Internacional
Sexta-feira, 3 de maio de 2024

Jovens cubanos se refugiam na religião Abacuá em ano de pandemia

De joelhos, com os olhos vendados, cinco jovens ouvem bênçãos em iorubá, língua trazida pelos escravos africanos há mais de quatro séculos, enquanto juram ser valentes, bons pais, filhos e amigos, respeitosos e íntegros: são os novos abacuás, um culto cubano único na América Latina.

Dificuldades econômicas e a pandemia de covid-19 levaram muitos jovens cubanos a se refugiarem na religião, inclusive neste culto que nasceu como uma irmandade de proteção entre escravos carabalis que trabalhavam como estivadores no porto de Havana há quase 200 anos.

“Com este problema da pandemia, cresceu muito, temos muita fé”, disse à AFP Juan Ruiz Oña o yamba, a segunda autoridade do templo, identificado pelos abacuás como Efi Barondi Cama.

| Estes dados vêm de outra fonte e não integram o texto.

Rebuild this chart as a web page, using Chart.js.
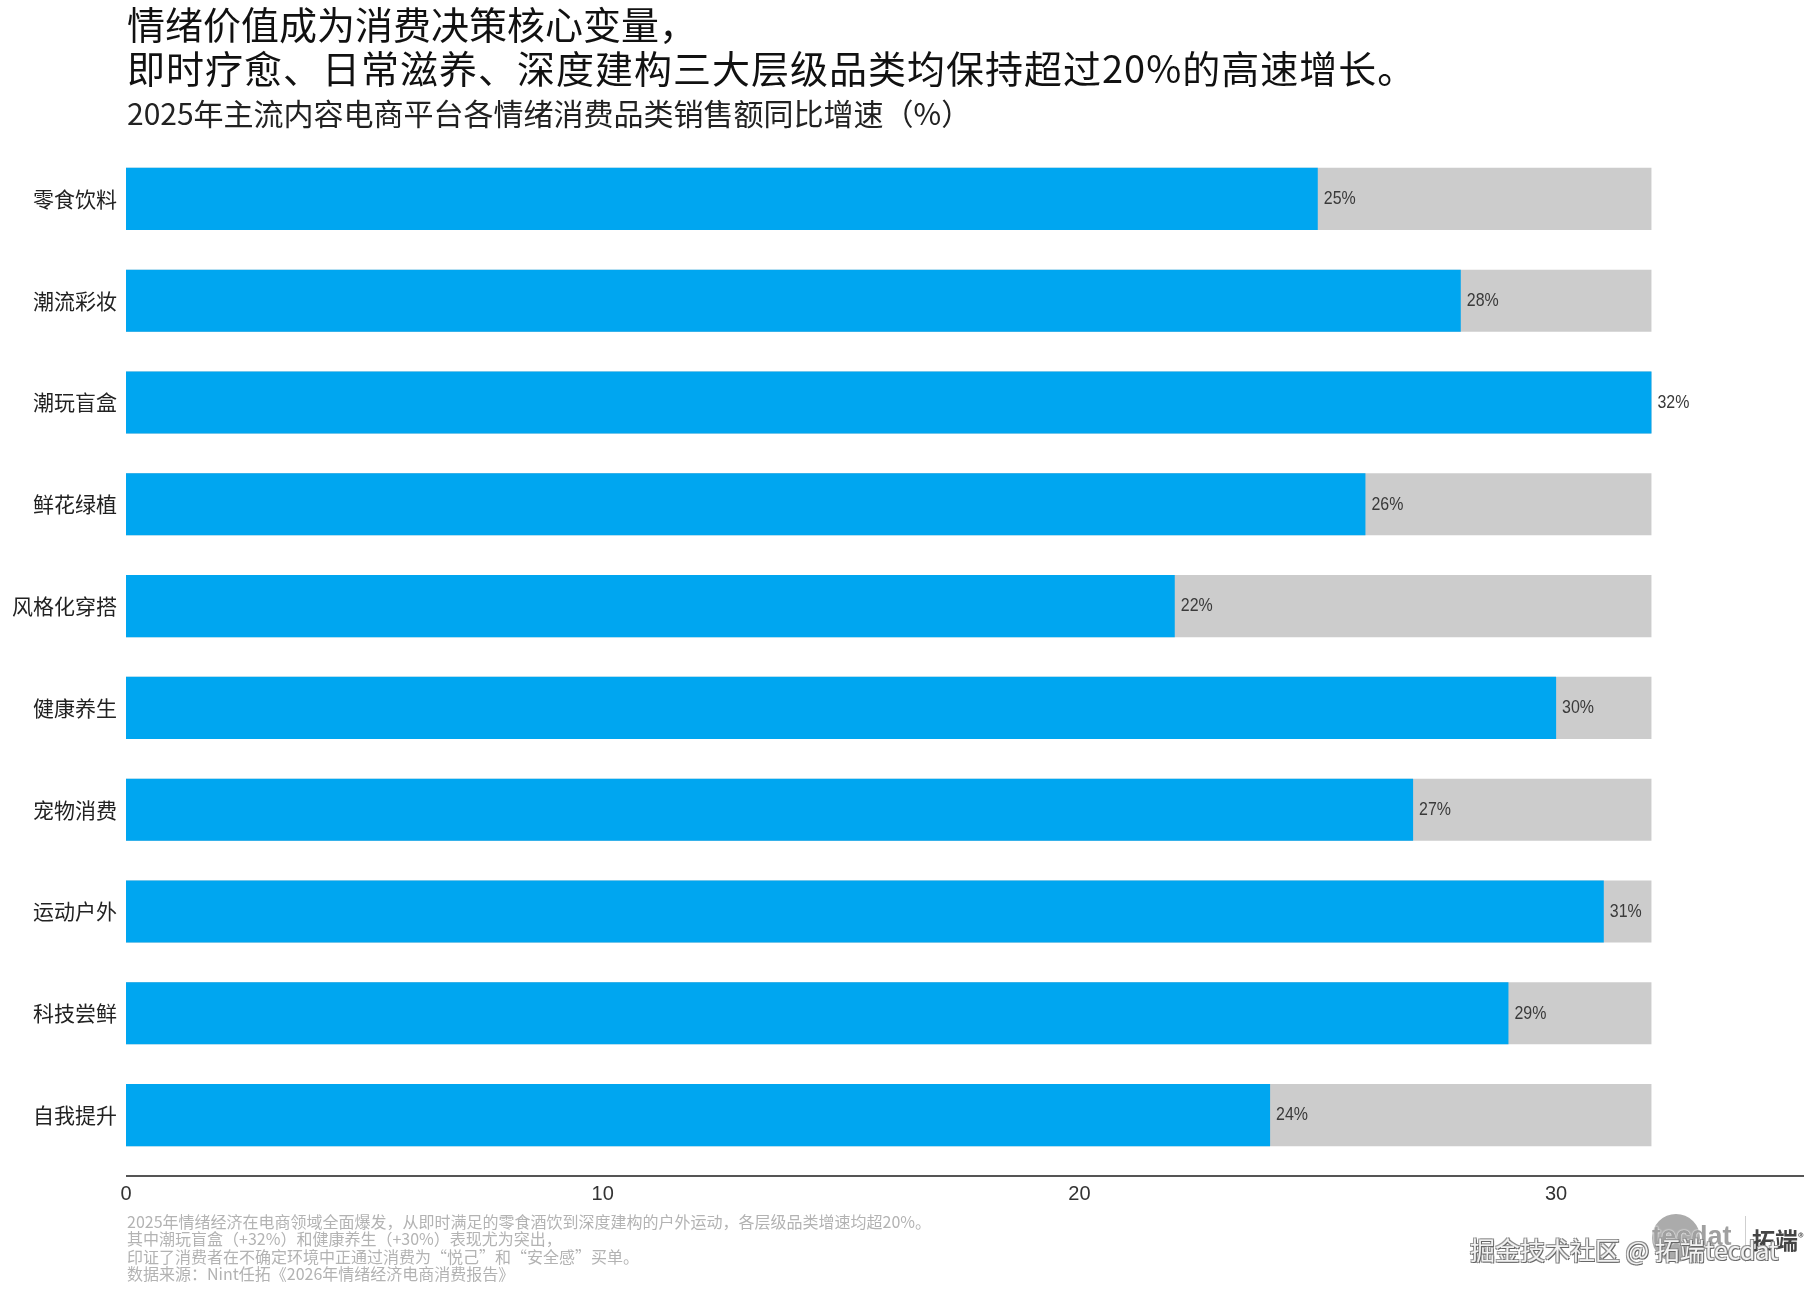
<!DOCTYPE html>
<html>
<head>
<meta charset="utf-8">
<script src="https://cdn.jsdelivr.net/npm/chart.js@4/dist/chart.umd.min.js"></script>
<style>
  html, body { margin: 0; padding: 0; background: #fff; }
  body { width: 1814px; height: 1296px; position: relative; overflow: hidden; font-family: "Noto Sans CJK SC", "Noto Sans", sans-serif; }
  #wrap { position: absolute; left: 0; top: 0; width: 1814px; height: 1296px; }
  .title { position: absolute; left: 127px; top: 1px; font-size: 38px; line-height: 44px; color: #111; white-space: nowrap; }
  .title .l2 { letter-spacing: 1px; }
  .subtitle { position: absolute; left: 127px; top: 94px; font-size: 30px; line-height: 36px; color: #222; white-space: nowrap; }
  .foot { position: absolute; left: 127px; top: 1213px; font-size: 16px; line-height: 17.3px; color: #b3b3b3; white-space: nowrap; }
  .logoCircle { position: absolute; left: 1652px; top: 1214px; width: 48px; height: 48px; border-radius: 50%; background: #ababab; }
  .logoText { position: absolute; left: 1652px; top: 1220px; font-family: "Liberation Sans", sans-serif; font-weight: bold; font-size: 27px; line-height: 32px; color: #a0a0a0; text-shadow: 0 0 2px #fff, 0 0 1px #fff; }
  .logoSep { position: absolute; left: 1745px; top: 1216px; width: 1px; height: 46px; background: #cfcfcf; }
  .logoCn { position: absolute; left: 1752px; top: 1224px; font-weight: bold; font-size: 23px; line-height: 30px; color: #444; }
  .logoCn sup { font-size: 12px; font-weight: normal; vertical-align: top; position: relative; top: -2px; }
  .wm { position: absolute; left: 1470px; top: 1233px; font-size: 25px; line-height: 32px; color: #f2f2f2; white-space: nowrap;
        text-shadow: 1px 1px 0 #666, -1px -1px 0 #999, 1px -1px 0 #888, -1px 1px 0 #888; }
</style>
</head>
<body>
<div id="wrap"><canvas id="c" width="1814" height="1296"></canvas></div>
<div class="title">情绪价值成为消费决策核心变量，<br><span class="l2">即时疗愈、日常滋养、深度建构三大层级品类均保持超过20%的高速增长。</span></div>
<div class="subtitle">2025年主流内容电商平台各情绪消费品类销售额同比增速（%）</div>
<div class="foot">2025年情绪经济在电商领域全面爆发，从即时满足的零食酒饮到深度建构的户外运动，各层级品类增速均超20%。<br>其中潮玩盲盒（+32%）和健康养生（+30%）表现尤为突出，<br>印证了消费者在不确定环境中正通过消费为“悦己”和“安全感”买单。<br>数据来源：Nint任拓《2026年情绪经济电商消费报告》</div>
<div class="logoCircle"></div>
<div class="logoText">tecdat</div>
<div class="logoSep"></div>
<div class="logoCn">拓端<sup>®</sup></div>
<div class="wm">掘金技术社区 @ 拓端tecdat</div>
<script>
const categories = ["零食饮料", "潮流彩妆", "潮玩盲盒", "鲜花绿植", "风格化穿搭", "健康养生", "宠物消费", "运动户外", "科技尝鲜", "自我提升"];
const growthValues = [25, 28, 32, 26, 22, 30, 27, 31, 29, 24];
const backgroundValues = [32, 32, 32, 32, 32, 32, 32, 32, 32, 32];
const xTickValues = [0, 10, 20, 30];
const xMax = 35.2;

const valueLabels = {
  id: 'valueLabels',
  afterDatasetsDraw(chart) {
    const ctx = chart.ctx;
    const meta = chart.getDatasetMeta(0);
    meta.data.forEach((el, i) => {
      ctx.save();
      ctx.font = '19px "Liberation Sans", sans-serif';
      ctx.fillStyle = '#3a3a3a';
      ctx.textAlign = 'left';
      ctx.textBaseline = 'middle';
      ctx.translate(el.x + 6, el.y);
      ctx.scale(0.84, 1);
      ctx.fillText(growthValues[i] + '%', 0, 0);
      ctx.restore();
    });
  }
};

const axisLine = {
  id: 'axisLine',
  afterDraw(chart) {
    const ctx = chart.ctx;
    const a = chart.chartArea;
    ctx.save();
    ctx.strokeStyle = '#555';
    ctx.lineWidth = 2;
    ctx.beginPath();
    ctx.moveTo(a.left, a.bottom + 10);
    ctx.lineTo(a.right, a.bottom + 10);
    ctx.stroke();
    ctx.restore();
  }
};

new Chart(document.getElementById('c'), {
  type: 'bar',
  data: {
    labels: categories,
    datasets: [
      { data: growthValues, backgroundColor: '#00A6F0', grouped: false, order: 0,
        barPercentage: 0.61, categoryPercentage: 1.0 },
      { data: backgroundValues, backgroundColor: '#cccccc', grouped: false, order: 1,
        barPercentage: 0.61, categoryPercentage: 1.0 }
    ]
  },
  options: {
    indexAxis: 'y',
    responsive: false,
    devicePixelRatio: 1,
    animation: false,
    layout: { padding: { top: 148, right: 10, left: 0, bottom: 0 } },
    plugins: { legend: { display: false }, tooltip: { enabled: false }, title: { display: false } },
    scales: {
      x: {
        min: 0, max: xMax,
        grid: { display: false, drawTicks: false },
        border: { display: false },
        afterBuildTicks(scale) { scale.ticks = xTickValues.map(v => ({ value: v })); },
        afterFit(scale) { scale.height = 130; },
        ticks: { color: '#333', padding: 16, font: { family: '"Liberation Sans", sans-serif', size: 20 } }
      },
      y: {
        grid: { display: false, drawTicks: false },
        border: { display: false },
        afterFit(scale) { scale.width = 126; },
        ticks: { color: '#222', padding: 9, font: { family: '"Noto Sans CJK SC", sans-serif', size: 21 } }
      }
    }
  },
  plugins: [valueLabels, axisLine]
});
</script>
</body>
</html>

A cerimônia íntima, à qual têm acesso apenas os abacuás e os seus convidados, decorre no bairro Simpson, caracterizado pela presença de vários dos seus templos e localizado na zona oeste da cidade de Matanzas.

Com um galo na mão, El Ireme ou “diabinho” se encarrega de limpar os iniciados.

Este abacuá vestido com uma imponente roupa de demônio passa o pássaro pelos corpos ajoelhados para eliminar o mau, antes de entrarem na sala sagrada onde é realizada a cerimônia secreta de juramento.

O “diabinho”, que dança estimulado pelas canções e ritmos dos tambores sagrados, representa a presença dos antepassados.

“Contribuir com nossos irmãos”

Estima-se que existam em Cuba cerca de 130 poderes, jogos ou plantas, nome indistinto para esses grupos compostos apenas por homens heterossexuais, que com o tempo perderam seu caráter secreto, mas não suas regras e princípios rígidos, entre eles a proteção do “ecobio”, seu irmão de fé.

Junto com a Santeria cubana ou Regla de Ocha e o Palomonte ou Regla Conga, o culto Abacuá é uma das principais religiões de matriz africana com força na ilha, mas, ao contrário das outras duas, é exclusiva de Cuba.

“Nesta pandemia, que já dura vários anos, procuramos contribuir com os nossos irmãos, porque alguns morreram, outros ficaram doentes”, explica Ruiz.

Como muitos cubanos, os abacuás também emigram e enviam ajuda para seus ecobios necessitados do exterior.

“Somos uma instituição construtiva, contribuímos com nossa revolução e com nossa juventude”, acrescenta Ruiz, estabelecendo sua posição em relação ao processo político em Cuba.

O governo socialista cubano se considerava ateu até 1990, mas quando o bloco soviético desapareceu tornou-se um Estado laico.

Sociólogos estimam que 85% dos 11,2 milhões de cubanos praticam alguma religião, muitas vezes cultos que sincretizam as crenças africanas com as cristãs.

Com o mesmo espírito de 200 anos atrás, trata-se de “ajudar cada homem, cada criança, cada idoso. Temos um orçamento e através dele ajudamos uns aos outros”, diz Ruiz, enquanto os tambores sagrados batá impõem o ritmo cadenciado.